DATASET CONTENT:
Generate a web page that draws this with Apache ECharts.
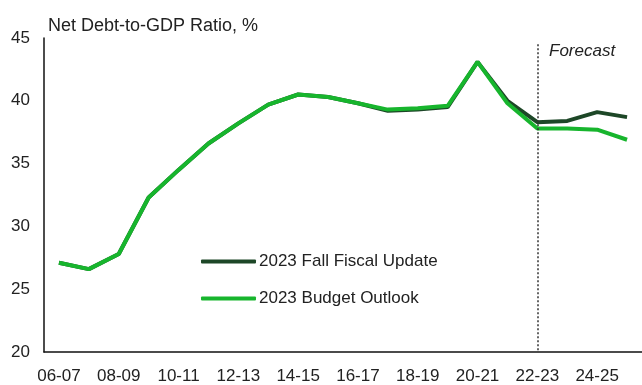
<!DOCTYPE html>
<html>
<head>
<meta charset="utf-8">
<script src="https://cdn.jsdelivr.net/npm/echarts@6/dist/echarts.min.js"></script>
<style>html,body{margin:0;padding:0;background:#fff}#c{width:642px;height:385px}</style>
</head>
<body>
<div id="c"></div>
<script>
const categories = ['06-07','07-08','08-09','09-10','10-11','11-12','12-13','13-14','14-15','15-16','16-17','17-18','18-19','19-20','20-21','21-22','22-23','23-24','24-25','25-26'];
const fallFiscalUpdate = [27.1,26.6,27.8,32.3,34.5,36.6,38.2,39.7,40.5,40.3,39.8,39.2,39.3,39.5,43.1,40.0,38.3,38.4,39.1,38.7];
const budgetOutlook   = [27.1,26.6,27.8,32.3,34.5,36.6,38.2,39.7,40.5,40.3,39.8,39.3,39.4,39.6,43.1,39.8,37.8,37.8,37.7,36.9];
const yTicks = [20,25,30,35,40,45];
const forecastStart = '22-23';

const font = '"Liberation Sans", Arial, sans-serif';
const chart = echarts.init(document.getElementById('c'), null, {renderer:'canvas'});
chart.setOption({
  animation:false,
  backgroundColor:'#fff',
  title:{text:'Net Debt-to-GDP Ratio, %', left:43, top:12,
    textStyle:{fontFamily:font, fontSize:18, fontWeight:'normal', color:'#222'}},
  grid:{left:44, right:-3, top:38, bottom:29, containLabel:false},
  legend:{orient:'vertical', left:196, top:248, itemWidth:55, itemHeight:4, itemGap:20,
    icon:'roundRect',
    textStyle:{fontFamily:font, fontSize:17, color:'#222', padding:[0,0,0,-2]},
    data:['2023 Fall Fiscal Update','2023 Budget Outlook']},
  xAxis:{type:'category', data:categories, boundaryGap:true,
    axisLine:{lineStyle:{color:'#111', width:1.5}}, axisTick:{show:false},
    axisLabel:{interval:1, margin:16, fontFamily:font, fontSize:17, color:'#222'}},
  yAxis:{type:'value', min:yTicks[0], max:yTicks[yTicks.length-1], interval:5,
    axisLine:{show:true, lineStyle:{color:'#111', width:1.5}}, axisTick:{show:false},
    splitLine:{show:false},
    axisLabel:{margin:14, fontFamily:font, fontSize:17, color:'#222'}},
  graphic:[{type:'text', left:549, top:43,
    style:{text:'Forecast', font:'italic 17px "Liberation Sans", Arial, sans-serif', fill:'#222'}}],
  series:[
    {name:'2023 Fall Fiscal Update', type:'line', data:fallFiscalUpdate, showSymbol:false,
      lineStyle:{color:'#1d4727', width:4}, itemStyle:{color:'#1d4727'}, z:2,
      markLine:{silent:true, symbol:'none', label:{show:false},
        lineStyle:{color:'#333', type:[2,2], width:1.5},
        data:[[{coord:[forecastStart,44.5]},{coord:[forecastStart,20]}]]}},
    {name:'2023 Budget Outlook', type:'line', data:budgetOutlook, showSymbol:false,
      lineStyle:{color:'#17b52d', width:4}, itemStyle:{color:'#17b52d'}, z:3}
  ]
});
</script>
</body>
</html>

YOUR GOAL: Reproduce all of the material exactly, apart from the pictures.

ANSWER TO THIS EXERCISE:
Generate a web page that draws this with Apache ECharts.
<!DOCTYPE html>
<html>
<head>
<meta charset="utf-8">
<script src="https://cdn.jsdelivr.net/npm/echarts@6/dist/echarts.min.js"></script>
<style>html,body{margin:0;padding:0;background:#fff}#c{width:642px;height:385px}</style>
</head>
<body>
<div id="c"></div>
<script>
const categories = ['06-07','07-08','08-09','09-10','10-11','11-12','12-13','13-14','14-15','15-16','16-17','17-18','18-19','19-20','20-21','21-22','22-23','23-24','24-25','25-26'];
const fallFiscalUpdate = [27.1,26.6,27.8,32.3,34.5,36.6,38.2,39.7,40.5,40.3,39.8,39.2,39.3,39.5,43.1,40.0,38.3,38.4,39.1,38.7];
const budgetOutlook   = [27.1,26.6,27.8,32.3,34.5,36.6,38.2,39.7,40.5,40.3,39.8,39.3,39.4,39.6,43.1,39.8,37.8,37.8,37.7,36.9];
const yTicks = [20,25,30,35,40,45];
const forecastStart = '22-23';

const font = '"Liberation Sans", Arial, sans-serif';
const chart = echarts.init(document.getElementById('c'), null, {renderer:'canvas'});
chart.setOption({
  animation:false,
  backgroundColor:'#fff',
  title:{text:'Net Debt-to-GDP Ratio, %', left:43, top:12,
    textStyle:{fontFamily:font, fontSize:18, fontWeight:'normal', color:'#222'}},
  grid:{left:44, right:-3, top:38, bottom:29, containLabel:false},
  legend:{orient:'vertical', left:196, top:248, itemWidth:55, itemHeight:4, itemGap:20,
    icon:'roundRect',
    textStyle:{fontFamily:font, fontSize:17, color:'#222', padding:[0,0,0,-2]},
    data:['2023 Fall Fiscal Update','2023 Budget Outlook']},
  xAxis:{type:'category', data:categories, boundaryGap:true,
    axisLine:{lineStyle:{color:'#111', width:1.5}}, axisTick:{show:false},
    axisLabel:{interval:1, margin:16, fontFamily:font, fontSize:17, color:'#222'}},
  yAxis:{type:'value', min:yTicks[0], max:yTicks[yTicks.length-1], interval:5,
    axisLine:{show:true, lineStyle:{color:'#111', width:1.5}}, axisTick:{show:false},
    splitLine:{show:false},
    axisLabel:{margin:14, fontFamily:font, fontSize:17, color:'#222'}},
  graphic:[{type:'text', left:549, top:43,
    style:{text:'Forecast', font:'italic 17px "Liberation Sans", Arial, sans-serif', fill:'#222'}}],
  series:[
    {name:'2023 Fall Fiscal Update', type:'line', data:fallFiscalUpdate, showSymbol:false,
      lineStyle:{color:'#1d4727', width:4}, itemStyle:{color:'#1d4727'}, z:2,
      markLine:{silent:true, symbol:'none', label:{show:false},
        lineStyle:{color:'#333', type:[2,2], width:1.5},
        data:[[{coord:[forecastStart,44.5]},{coord:[forecastStart,20]}]]}},
    {name:'2023 Budget Outlook', type:'line', data:budgetOutlook, showSymbol:false,
      lineStyle:{color:'#17b52d', width:4}, itemStyle:{color:'#17b52d'}, z:3}
  ]
});
</script>
</body>
</html>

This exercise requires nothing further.